====== EXERCISE MATERIALS
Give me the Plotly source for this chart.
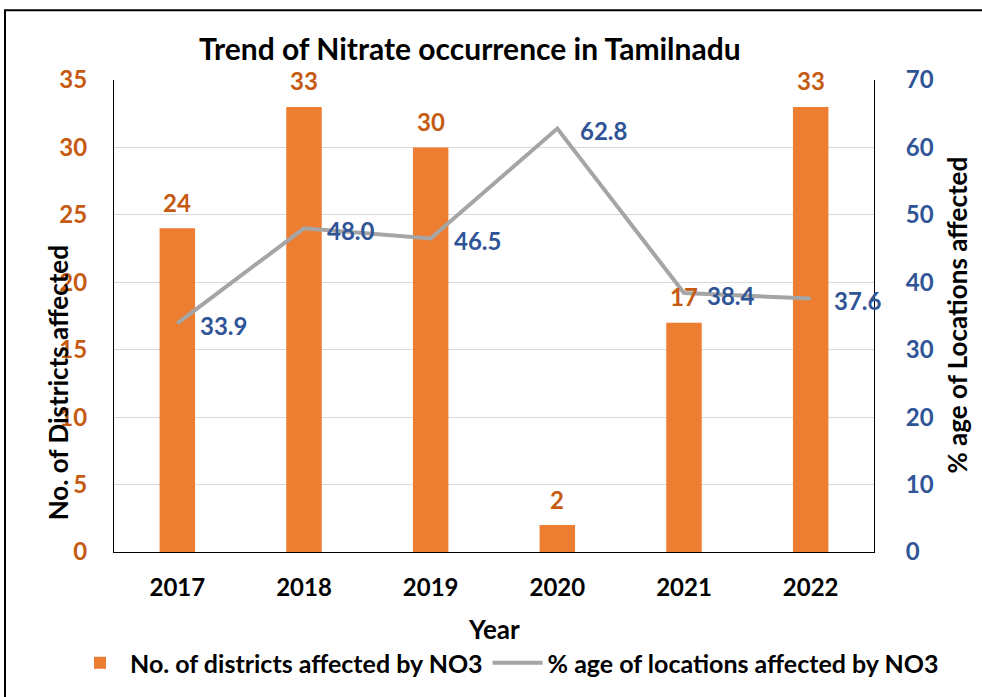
import plotly.graph_objects as go

years = ["2017", "2018", "2019", "2020", "2021", "2022"]
districts = [24, 33, 30, 2, 17, 33]
pct_locations = [33.9, 48.0, 46.5, 62.8, 38.4, 37.6]
left_ticks = [0, 5, 10, 15, 20, 25, 30, 35]
right_ticks = [0, 10, 20, 30, 40, 50, 60, 70]

ORANGE = "#ED7D31"
ORANGE_TXT = "#C55A11"
BLUE_TXT = "#2F5597"
GRAY = "#A5A5A5"
FONT = "Lato"

W, H = 982, 697
L, R, T, B = 114, 874, 80, 553
pw, ph = R - L, B - T

def px_x(p):
    return (p - L) / pw

def px_y(p):
    return (B - p) / ph

def bf(size, color="black"):
    return dict(size=size, color=color, family=FONT, weight="bold")

fig = go.Figure()
fig.add_trace(go.Bar(
    x=years, y=districts, name="No. of districts affected by NO3",
    marker=dict(color=ORANGE, line=dict(width=0)), width=0.28,
    yaxis="y",
))
fig.add_trace(go.Scatter(
    x=years, y=pct_locations, name="% age of locations affected by NO3",
    mode="lines", line=dict(color=GRAY, width=4), yaxis="y2",
    cliponaxis=False,
))

annotations = []
for i, v in enumerate(districts):
    annotations.append(dict(
        x=i, y=v, xref="x", yref="y", text=f"{v}",
        showarrow=False, xanchor="center", yanchor="middle", yshift=26,
        font=bf(24, ORANGE_TXT),
    ))
for i, v in enumerate(pct_locations):
    annotations.append(dict(
        x=i, y=v, xref="x", yref="y2", text=f"{v:.1f}",
        showarrow=False, xanchor="left", yanchor="middle", xshift=21, yshift=-2,
        font=bf(24, BLUE_TXT),
    ))
annotations += [
    dict(x=px_x(470), y=px_y(48), xref="paper", yref="paper", text="Trend of Nitrate occurrence in Tamilnadu",
         showarrow=False, xanchor="center", yanchor="middle", font=bf(30)),
    dict(x=px_x(494), y=px_y(630), xref="paper", yref="paper", text="Year",
         showarrow=False, xanchor="center", yanchor="middle", font=bf(26)),
    dict(x=px_x(58), y=px_y(384), xref="paper", yref="paper", text="No. of Districts affected",
         showarrow=False, xanchor="center", yanchor="middle", textangle=-90, font=bf(26)),
    dict(x=px_x(957), y=px_y(316), xref="paper", yref="paper", text="% age of Locations affected",
         showarrow=False, xanchor="center", yanchor="middle", textangle=-90, font=bf(26)),
]

shapes = [dict(type="rect", xref="paper", yref="paper",
               x0=px_x(5), x1=px_x(1000), y0=px_y(720), y1=px_y(10),
               line=dict(color="black", width=2), fillcolor="rgba(0,0,0,0)", layer="below")]

fig.update_layout(
    width=W, height=H,
    margin=dict(l=L, r=W - R, t=T, b=H - B, pad=0),
    paper_bgcolor="white", plot_bgcolor="white",
    font=dict(family=FONT, color="black"),
    showlegend=True,
    legend=dict(orientation="h", x=px_x(70), y=px_y(663), xanchor="left", yanchor="middle",
                font=bf(25), traceorder="normal", itemwidth=50,
                bgcolor="rgba(0,0,0,0)"),
    xaxis=dict(type="category", range=[-0.5, 5.5], autorange=False,
               showline=True, linecolor="black", linewidth=1,
               tickfont=bf(24), ticks="", ticklabelstandoff=14, showgrid=False),
    yaxis=dict(range=[0, 35], autorange=False, tickvals=left_ticks, showline=True, linecolor="black", linewidth=1,
               showgrid=True, gridcolor="#D9D9D9", gridwidth=1, zeroline=False,
               tickfont=bf(24, ORANGE_TXT), ticks="", ticklabelstandoff=21),
    yaxis2=dict(range=[0, 70], autorange=False, tickvals=right_ticks, overlaying="y", side="right", showline=True,
                linecolor="black", linewidth=1, showgrid=False, zeroline=False,
                tickfont=bf(24, BLUE_TXT), ticks="", ticklabelstandoff=26),
    annotations=annotations,
    shapes=shapes,
)

fig.write_html("out.html", post_script="document.body.style.margin='0';",
               config={"displayModeBar": False})
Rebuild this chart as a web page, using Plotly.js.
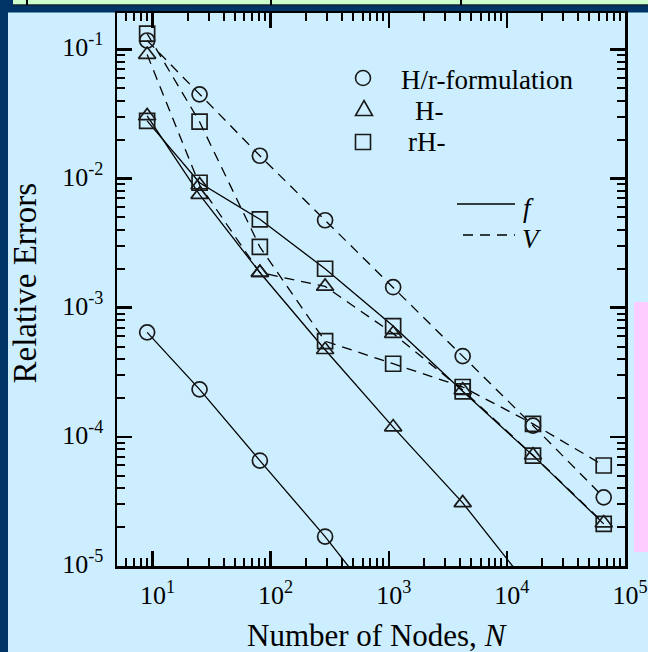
============
WHAT YOU SHOULD DO → Working from the material above, transcribe it exactly while omitting pictures.

THE RESPONSE →
Give me the Plotly source for this chart.
import plotly.graph_objects as go

years = ["2017", "2018", "2019", "2020", "2021", "2022"]
districts = [24, 33, 30, 2, 17, 33]
pct_locations = [33.9, 48.0, 46.5, 62.8, 38.4, 37.6]
left_ticks = [0, 5, 10, 15, 20, 25, 30, 35]
right_ticks = [0, 10, 20, 30, 40, 50, 60, 70]

ORANGE = "#ED7D31"
ORANGE_TXT = "#C55A11"
BLUE_TXT = "#2F5597"
GRAY = "#A5A5A5"
FONT = "Lato"

W, H = 982, 697
L, R, T, B = 114, 874, 80, 553
pw, ph = R - L, B - T

def px_x(p):
    return (p - L) / pw

def px_y(p):
    return (B - p) / ph

def bf(size, color="black"):
    return dict(size=size, color=color, family=FONT, weight="bold")

fig = go.Figure()
fig.add_trace(go.Bar(
    x=years, y=districts, name="No. of districts affected by NO3",
    marker=dict(color=ORANGE, line=dict(width=0)), width=0.28,
    yaxis="y",
))
fig.add_trace(go.Scatter(
    x=years, y=pct_locations, name="% age of locations affected by NO3",
    mode="lines", line=dict(color=GRAY, width=4), yaxis="y2",
    cliponaxis=False,
))

annotations = []
for i, v in enumerate(districts):
    annotations.append(dict(
        x=i, y=v, xref="x", yref="y", text=f"{v}",
        showarrow=False, xanchor="center", yanchor="middle", yshift=26,
        font=bf(24, ORANGE_TXT),
    ))
for i, v in enumerate(pct_locations):
    annotations.append(dict(
        x=i, y=v, xref="x", yref="y2", text=f"{v:.1f}",
        showarrow=False, xanchor="left", yanchor="middle", xshift=21, yshift=-2,
        font=bf(24, BLUE_TXT),
    ))
annotations += [
    dict(x=px_x(470), y=px_y(48), xref="paper", yref="paper", text="Trend of Nitrate occurrence in Tamilnadu",
         showarrow=False, xanchor="center", yanchor="middle", font=bf(30)),
    dict(x=px_x(494), y=px_y(630), xref="paper", yref="paper", text="Year",
         showarrow=False, xanchor="center", yanchor="middle", font=bf(26)),
    dict(x=px_x(58), y=px_y(384), xref="paper", yref="paper", text="No. of Districts affected",
         showarrow=False, xanchor="center", yanchor="middle", textangle=-90, font=bf(26)),
    dict(x=px_x(957), y=px_y(316), xref="paper", yref="paper", text="% age of Locations affected",
         showarrow=False, xanchor="center", yanchor="middle", textangle=-90, font=bf(26)),
]

shapes = [dict(type="rect", xref="paper", yref="paper",
               x0=px_x(5), x1=px_x(1000), y0=px_y(720), y1=px_y(10),
               line=dict(color="black", width=2), fillcolor="rgba(0,0,0,0)", layer="below")]

fig.update_layout(
    width=W, height=H,
    margin=dict(l=L, r=W - R, t=T, b=H - B, pad=0),
    paper_bgcolor="white", plot_bgcolor="white",
    font=dict(family=FONT, color="black"),
    showlegend=True,
    legend=dict(orientation="h", x=px_x(70), y=px_y(663), xanchor="left", yanchor="middle",
                font=bf(25), traceorder="normal", itemwidth=50,
                bgcolor="rgba(0,0,0,0)"),
    xaxis=dict(type="category", range=[-0.5, 5.5], autorange=False,
               showline=True, linecolor="black", linewidth=1,
               tickfont=bf(24), ticks="", ticklabelstandoff=14, showgrid=False),
    yaxis=dict(range=[0, 35], autorange=False, tickvals=left_ticks, showline=True, linecolor="black", linewidth=1,
               showgrid=True, gridcolor="#D9D9D9", gridwidth=1, zeroline=False,
               tickfont=bf(24, ORANGE_TXT), ticks="", ticklabelstandoff=21),
    yaxis2=dict(range=[0, 70], autorange=False, tickvals=right_ticks, overlaying="y", side="right", showline=True,
                linecolor="black", linewidth=1, showgrid=False, zeroline=False,
                tickfont=bf(24, BLUE_TXT), ticks="", ticklabelstandoff=26),
    annotations=annotations,
    shapes=shapes,
)

fig.write_html("out.html", post_script="document.body.style.margin='0';",
               config={"displayModeBar": False})
Rebuild this chart as a web page, using Plotly.js.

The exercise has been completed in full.